Produce an exact copy of all the data below, dropping every image.

++++

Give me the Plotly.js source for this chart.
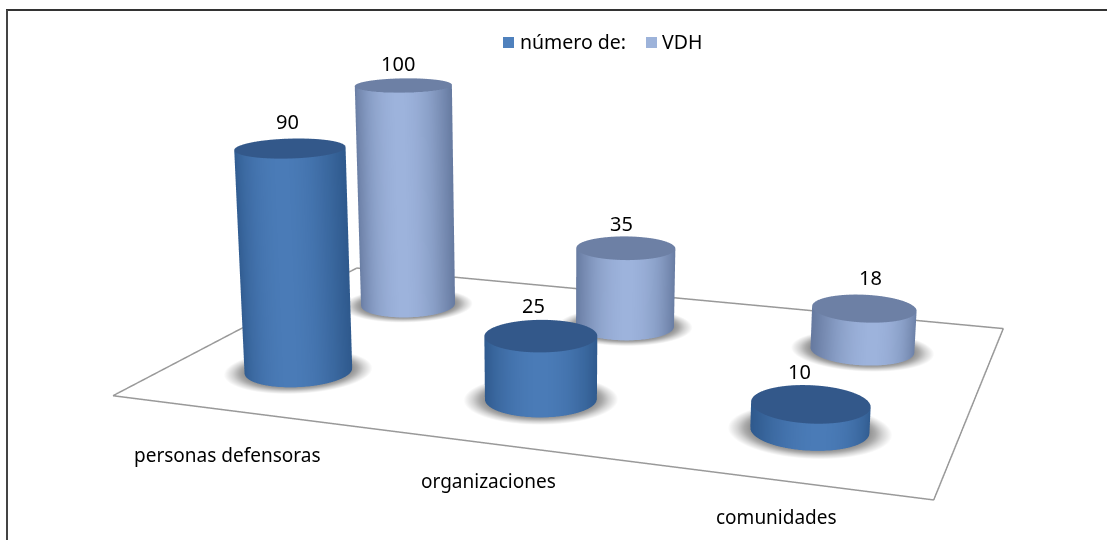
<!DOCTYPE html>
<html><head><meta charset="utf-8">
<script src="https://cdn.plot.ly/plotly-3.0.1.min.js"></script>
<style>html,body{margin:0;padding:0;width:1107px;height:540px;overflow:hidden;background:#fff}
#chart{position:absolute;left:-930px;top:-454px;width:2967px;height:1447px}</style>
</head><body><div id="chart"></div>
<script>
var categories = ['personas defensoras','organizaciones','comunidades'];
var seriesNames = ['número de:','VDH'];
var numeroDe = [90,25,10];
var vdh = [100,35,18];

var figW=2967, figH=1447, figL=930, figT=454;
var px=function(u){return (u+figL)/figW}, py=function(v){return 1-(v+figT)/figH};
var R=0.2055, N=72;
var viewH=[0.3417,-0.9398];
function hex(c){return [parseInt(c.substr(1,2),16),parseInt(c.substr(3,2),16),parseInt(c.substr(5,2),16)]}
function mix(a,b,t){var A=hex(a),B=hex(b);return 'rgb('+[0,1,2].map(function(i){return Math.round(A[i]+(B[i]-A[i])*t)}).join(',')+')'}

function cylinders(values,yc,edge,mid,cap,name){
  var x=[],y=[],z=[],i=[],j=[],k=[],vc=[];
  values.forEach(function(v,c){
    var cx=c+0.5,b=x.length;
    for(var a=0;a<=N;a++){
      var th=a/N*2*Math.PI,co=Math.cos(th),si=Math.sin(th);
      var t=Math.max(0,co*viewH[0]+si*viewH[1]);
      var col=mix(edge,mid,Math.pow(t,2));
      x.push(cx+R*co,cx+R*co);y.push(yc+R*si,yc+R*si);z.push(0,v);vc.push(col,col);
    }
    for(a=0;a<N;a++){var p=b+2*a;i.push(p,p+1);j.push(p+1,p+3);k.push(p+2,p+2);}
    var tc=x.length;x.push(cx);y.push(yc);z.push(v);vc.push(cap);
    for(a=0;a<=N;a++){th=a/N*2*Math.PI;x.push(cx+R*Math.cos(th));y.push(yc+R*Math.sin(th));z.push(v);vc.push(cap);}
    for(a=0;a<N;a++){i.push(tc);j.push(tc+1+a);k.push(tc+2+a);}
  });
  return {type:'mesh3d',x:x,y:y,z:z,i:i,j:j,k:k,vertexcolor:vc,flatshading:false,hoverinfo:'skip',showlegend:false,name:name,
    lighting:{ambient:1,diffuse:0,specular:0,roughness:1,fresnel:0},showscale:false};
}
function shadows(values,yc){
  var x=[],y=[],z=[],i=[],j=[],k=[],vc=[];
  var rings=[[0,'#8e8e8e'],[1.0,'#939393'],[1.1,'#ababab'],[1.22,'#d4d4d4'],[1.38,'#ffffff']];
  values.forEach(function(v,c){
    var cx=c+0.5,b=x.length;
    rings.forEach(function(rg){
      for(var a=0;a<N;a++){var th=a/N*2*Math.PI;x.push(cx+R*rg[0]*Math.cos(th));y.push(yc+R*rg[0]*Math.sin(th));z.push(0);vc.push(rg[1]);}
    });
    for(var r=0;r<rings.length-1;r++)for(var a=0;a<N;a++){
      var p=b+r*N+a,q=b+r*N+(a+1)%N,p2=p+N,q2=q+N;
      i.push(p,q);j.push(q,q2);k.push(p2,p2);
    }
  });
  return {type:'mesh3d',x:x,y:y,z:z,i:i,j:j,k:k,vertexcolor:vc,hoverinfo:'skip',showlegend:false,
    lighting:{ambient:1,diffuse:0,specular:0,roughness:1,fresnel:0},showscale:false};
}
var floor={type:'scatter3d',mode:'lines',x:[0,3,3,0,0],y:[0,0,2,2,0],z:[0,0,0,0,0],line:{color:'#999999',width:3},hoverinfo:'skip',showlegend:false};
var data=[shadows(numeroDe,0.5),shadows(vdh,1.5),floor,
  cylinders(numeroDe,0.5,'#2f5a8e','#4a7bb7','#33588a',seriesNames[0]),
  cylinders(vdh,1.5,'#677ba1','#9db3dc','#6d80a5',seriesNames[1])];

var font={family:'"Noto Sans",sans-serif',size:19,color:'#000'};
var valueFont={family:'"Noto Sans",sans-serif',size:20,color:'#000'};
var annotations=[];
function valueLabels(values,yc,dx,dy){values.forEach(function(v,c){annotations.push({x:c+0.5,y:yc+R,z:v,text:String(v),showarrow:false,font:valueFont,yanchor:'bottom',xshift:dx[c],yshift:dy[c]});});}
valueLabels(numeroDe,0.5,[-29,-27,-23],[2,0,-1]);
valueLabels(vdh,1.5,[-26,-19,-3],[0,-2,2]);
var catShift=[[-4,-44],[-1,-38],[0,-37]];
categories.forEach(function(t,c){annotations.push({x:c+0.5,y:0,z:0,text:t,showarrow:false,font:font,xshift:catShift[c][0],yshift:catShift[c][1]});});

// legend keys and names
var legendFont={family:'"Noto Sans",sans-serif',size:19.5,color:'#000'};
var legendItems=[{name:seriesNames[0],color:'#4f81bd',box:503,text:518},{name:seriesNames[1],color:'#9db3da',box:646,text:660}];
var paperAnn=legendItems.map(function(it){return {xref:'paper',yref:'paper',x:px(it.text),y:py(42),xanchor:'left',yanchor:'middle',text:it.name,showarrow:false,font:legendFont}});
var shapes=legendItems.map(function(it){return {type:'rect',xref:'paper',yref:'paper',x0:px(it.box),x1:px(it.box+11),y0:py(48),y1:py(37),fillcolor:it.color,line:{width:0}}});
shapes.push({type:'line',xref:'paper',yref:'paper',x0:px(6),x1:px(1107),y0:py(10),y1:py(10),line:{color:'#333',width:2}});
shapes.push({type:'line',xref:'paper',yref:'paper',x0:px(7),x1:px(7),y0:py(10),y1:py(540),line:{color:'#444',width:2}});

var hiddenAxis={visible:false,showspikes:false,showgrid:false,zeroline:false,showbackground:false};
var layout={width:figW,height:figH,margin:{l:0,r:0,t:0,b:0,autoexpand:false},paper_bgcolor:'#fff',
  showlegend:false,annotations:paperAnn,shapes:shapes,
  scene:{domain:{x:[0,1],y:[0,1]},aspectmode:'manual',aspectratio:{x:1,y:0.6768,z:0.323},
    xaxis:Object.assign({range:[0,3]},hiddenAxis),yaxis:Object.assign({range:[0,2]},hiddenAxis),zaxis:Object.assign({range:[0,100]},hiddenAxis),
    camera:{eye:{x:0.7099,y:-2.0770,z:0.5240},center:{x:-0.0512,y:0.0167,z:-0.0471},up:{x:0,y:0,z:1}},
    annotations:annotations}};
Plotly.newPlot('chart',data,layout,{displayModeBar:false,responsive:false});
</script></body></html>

++++

▸ Result for this task:
Give me the Plotly.js source for this chart.
<!DOCTYPE html>
<html><head><meta charset="utf-8">
<script src="https://cdn.plot.ly/plotly-3.0.1.min.js"></script>
<style>html,body{margin:0;padding:0;width:1107px;height:540px;overflow:hidden;background:#fff}
#chart{position:absolute;left:-930px;top:-454px;width:2967px;height:1447px}</style>
</head><body><div id="chart"></div>
<script>
var categories = ['personas defensoras','organizaciones','comunidades'];
var seriesNames = ['número de:','VDH'];
var numeroDe = [90,25,10];
var vdh = [100,35,18];

var figW=2967, figH=1447, figL=930, figT=454;
var px=function(u){return (u+figL)/figW}, py=function(v){return 1-(v+figT)/figH};
var R=0.2055, N=72;
var viewH=[0.3417,-0.9398];
function hex(c){return [parseInt(c.substr(1,2),16),parseInt(c.substr(3,2),16),parseInt(c.substr(5,2),16)]}
function mix(a,b,t){var A=hex(a),B=hex(b);return 'rgb('+[0,1,2].map(function(i){return Math.round(A[i]+(B[i]-A[i])*t)}).join(',')+')'}

function cylinders(values,yc,edge,mid,cap,name){
  var x=[],y=[],z=[],i=[],j=[],k=[],vc=[];
  values.forEach(function(v,c){
    var cx=c+0.5,b=x.length;
    for(var a=0;a<=N;a++){
      var th=a/N*2*Math.PI,co=Math.cos(th),si=Math.sin(th);
      var t=Math.max(0,co*viewH[0]+si*viewH[1]);
      var col=mix(edge,mid,Math.pow(t,2));
      x.push(cx+R*co,cx+R*co);y.push(yc+R*si,yc+R*si);z.push(0,v);vc.push(col,col);
    }
    for(a=0;a<N;a++){var p=b+2*a;i.push(p,p+1);j.push(p+1,p+3);k.push(p+2,p+2);}
    var tc=x.length;x.push(cx);y.push(yc);z.push(v);vc.push(cap);
    for(a=0;a<=N;a++){th=a/N*2*Math.PI;x.push(cx+R*Math.cos(th));y.push(yc+R*Math.sin(th));z.push(v);vc.push(cap);}
    for(a=0;a<N;a++){i.push(tc);j.push(tc+1+a);k.push(tc+2+a);}
  });
  return {type:'mesh3d',x:x,y:y,z:z,i:i,j:j,k:k,vertexcolor:vc,flatshading:false,hoverinfo:'skip',showlegend:false,name:name,
    lighting:{ambient:1,diffuse:0,specular:0,roughness:1,fresnel:0},showscale:false};
}
function shadows(values,yc){
  var x=[],y=[],z=[],i=[],j=[],k=[],vc=[];
  var rings=[[0,'#8e8e8e'],[1.0,'#939393'],[1.1,'#ababab'],[1.22,'#d4d4d4'],[1.38,'#ffffff']];
  values.forEach(function(v,c){
    var cx=c+0.5,b=x.length;
    rings.forEach(function(rg){
      for(var a=0;a<N;a++){var th=a/N*2*Math.PI;x.push(cx+R*rg[0]*Math.cos(th));y.push(yc+R*rg[0]*Math.sin(th));z.push(0);vc.push(rg[1]);}
    });
    for(var r=0;r<rings.length-1;r++)for(var a=0;a<N;a++){
      var p=b+r*N+a,q=b+r*N+(a+1)%N,p2=p+N,q2=q+N;
      i.push(p,q);j.push(q,q2);k.push(p2,p2);
    }
  });
  return {type:'mesh3d',x:x,y:y,z:z,i:i,j:j,k:k,vertexcolor:vc,hoverinfo:'skip',showlegend:false,
    lighting:{ambient:1,diffuse:0,specular:0,roughness:1,fresnel:0},showscale:false};
}
var floor={type:'scatter3d',mode:'lines',x:[0,3,3,0,0],y:[0,0,2,2,0],z:[0,0,0,0,0],line:{color:'#999999',width:3},hoverinfo:'skip',showlegend:false};
var data=[shadows(numeroDe,0.5),shadows(vdh,1.5),floor,
  cylinders(numeroDe,0.5,'#2f5a8e','#4a7bb7','#33588a',seriesNames[0]),
  cylinders(vdh,1.5,'#677ba1','#9db3dc','#6d80a5',seriesNames[1])];

var font={family:'"Noto Sans",sans-serif',size:19,color:'#000'};
var valueFont={family:'"Noto Sans",sans-serif',size:20,color:'#000'};
var annotations=[];
function valueLabels(values,yc,dx,dy){values.forEach(function(v,c){annotations.push({x:c+0.5,y:yc+R,z:v,text:String(v),showarrow:false,font:valueFont,yanchor:'bottom',xshift:dx[c],yshift:dy[c]});});}
valueLabels(numeroDe,0.5,[-29,-27,-23],[2,0,-1]);
valueLabels(vdh,1.5,[-26,-19,-3],[0,-2,2]);
var catShift=[[-4,-44],[-1,-38],[0,-37]];
categories.forEach(function(t,c){annotations.push({x:c+0.5,y:0,z:0,text:t,showarrow:false,font:font,xshift:catShift[c][0],yshift:catShift[c][1]});});

// legend keys and names
var legendFont={family:'"Noto Sans",sans-serif',size:19.5,color:'#000'};
var legendItems=[{name:seriesNames[0],color:'#4f81bd',box:503,text:518},{name:seriesNames[1],color:'#9db3da',box:646,text:660}];
var paperAnn=legendItems.map(function(it){return {xref:'paper',yref:'paper',x:px(it.text),y:py(42),xanchor:'left',yanchor:'middle',text:it.name,showarrow:false,font:legendFont}});
var shapes=legendItems.map(function(it){return {type:'rect',xref:'paper',yref:'paper',x0:px(it.box),x1:px(it.box+11),y0:py(48),y1:py(37),fillcolor:it.color,line:{width:0}}});
shapes.push({type:'line',xref:'paper',yref:'paper',x0:px(6),x1:px(1107),y0:py(10),y1:py(10),line:{color:'#333',width:2}});
shapes.push({type:'line',xref:'paper',yref:'paper',x0:px(7),x1:px(7),y0:py(10),y1:py(540),line:{color:'#444',width:2}});

var hiddenAxis={visible:false,showspikes:false,showgrid:false,zeroline:false,showbackground:false};
var layout={width:figW,height:figH,margin:{l:0,r:0,t:0,b:0,autoexpand:false},paper_bgcolor:'#fff',
  showlegend:false,annotations:paperAnn,shapes:shapes,
  scene:{domain:{x:[0,1],y:[0,1]},aspectmode:'manual',aspectratio:{x:1,y:0.6768,z:0.323},
    xaxis:Object.assign({range:[0,3]},hiddenAxis),yaxis:Object.assign({range:[0,2]},hiddenAxis),zaxis:Object.assign({range:[0,100]},hiddenAxis),
    camera:{eye:{x:0.7099,y:-2.0770,z:0.5240},center:{x:-0.0512,y:0.0167,z:-0.0471},up:{x:0,y:0,z:1}},
    annotations:annotations}};
Plotly.newPlot('chart',data,layout,{displayModeBar:false,responsive:false});
</script></body></html>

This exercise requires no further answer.